Fundamental Comment

Fed minutes: Many officials saw need to cut rates, dollar continues decline

Many officials saw need to cut rates, dollar continues decline

According to the minutes of June 18-19 monetary policy meeting released on Wednesday, many Federal Reserve officials said they would be willing to cut interest rates if risks and uncertainties continued to weigh on the economic outlook, adding more pressure on the U.S. dollar.

Federal Reserve officials were split about whether to lower interest rates during their two-day meeting in the middle of June, with some members pushing for easier monetary policy.

“Many judged additional monetary policy accommodation would be warranted in the near term should these recent developments prove to be sustained and continue to weigh on the economic outlook,’’ the minutes said.

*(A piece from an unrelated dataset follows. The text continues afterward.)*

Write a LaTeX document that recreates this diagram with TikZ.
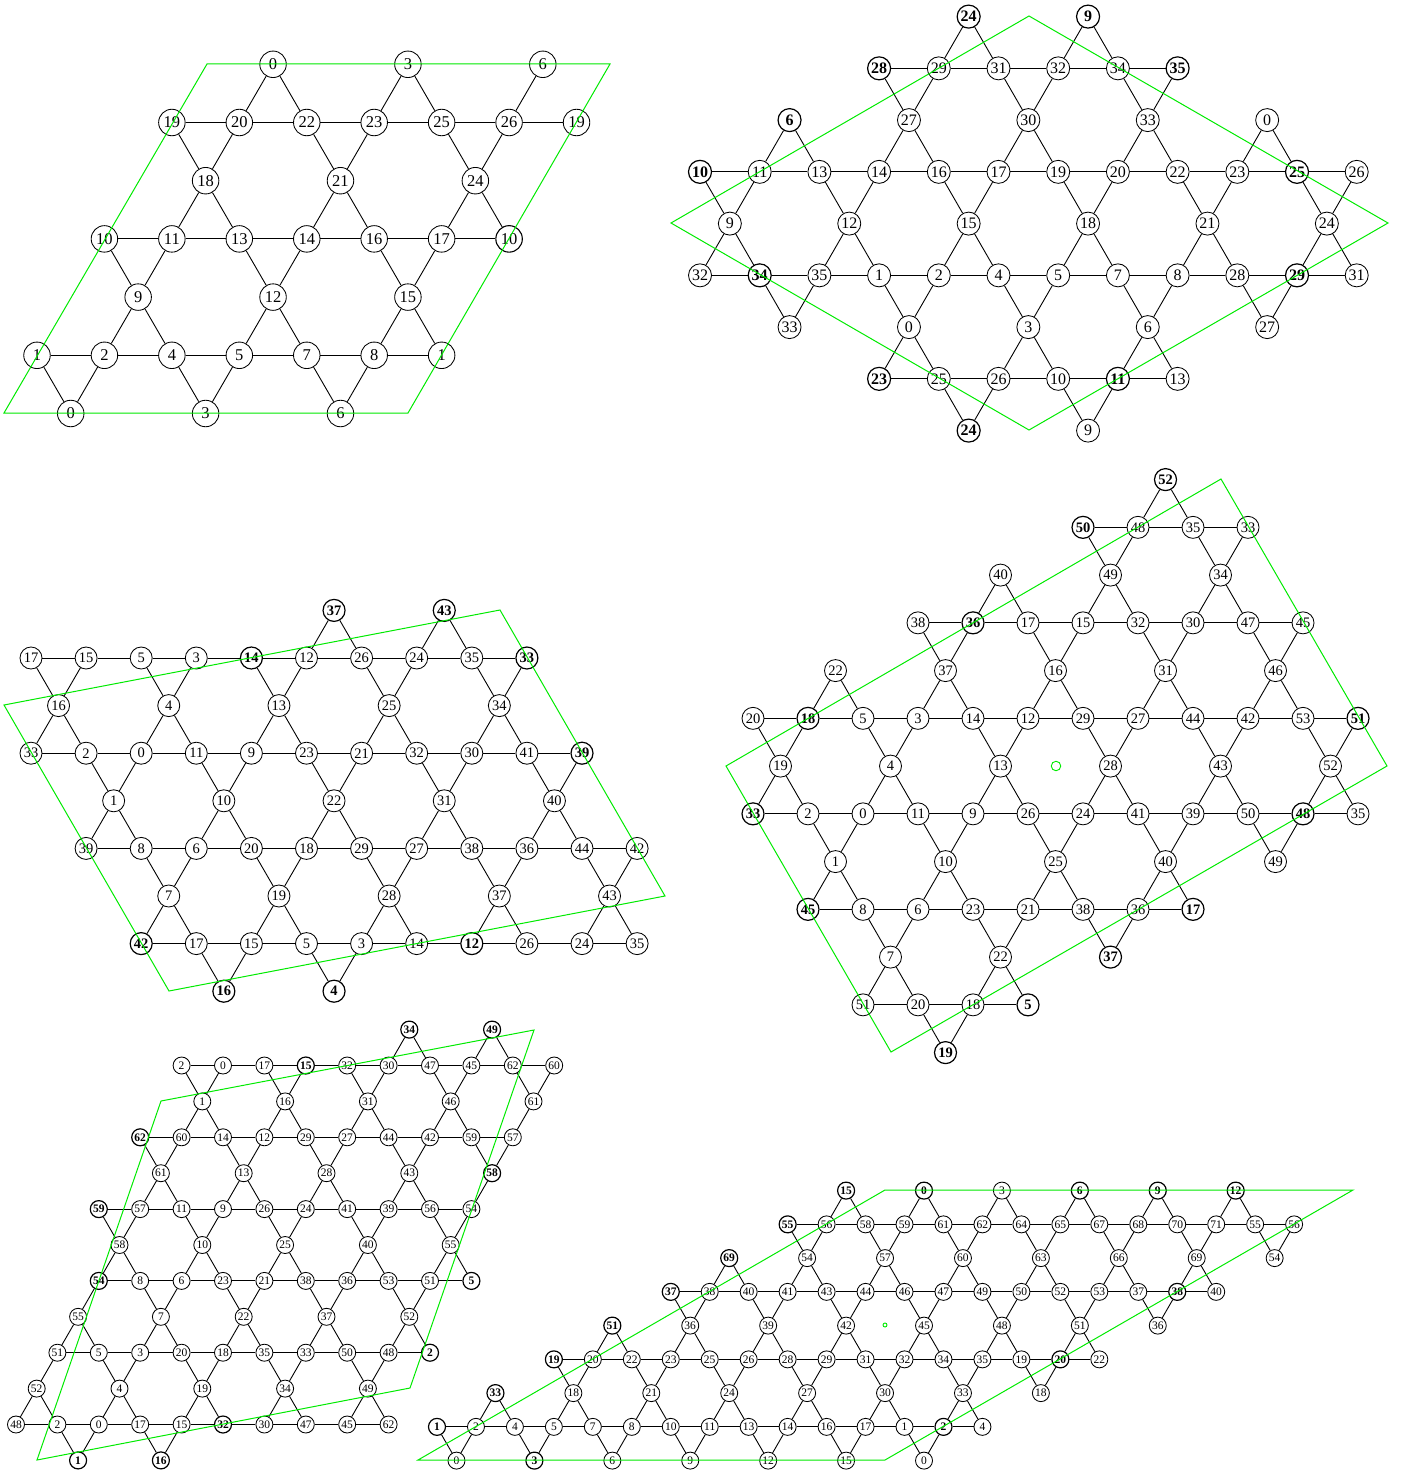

“Several” policy makers said a near-term rate cut was warranted from a risk-management perspective because it “could help cushion the effects of possible future adverse shocks to the economy,” the minutes revealed.

Many officials noted not only that risks to inflation were weighted to the downside, expressing their concern about the ability of the rate to reach the 2 percent goal.

In addition, Fed Chairman Jerome Powell told lawmakers in testimony Wednesday that the economic outlook hasn't improved since June's meeting.

The US index continued to decline after the Fed minutes, yet it decreased during the testimony of the Fed’s Chairman due to the high expectation of rates cut confirmed by Powell.

As of 14:30 ET, the US dollar index decreased by 0.38 percent to be 97.13, affected by the minutes of the Fed and the testimony of Powell.

The USD/JPY pair slipped 0.36 percent to 108.45, while the euro soared to a high of 1.1264 versus the greenback.

On the other hand, U.S. stocks were higher in the wake of Powell’s remarks, with the Dow Jones Industrial Average moving up by 0.28 percent up 75 points, as of 14:30 ET.

Gold prices jumped high after the minutes to break the one percent increase reaching $1,414.97 per ounce, augmenting 1.25 percent.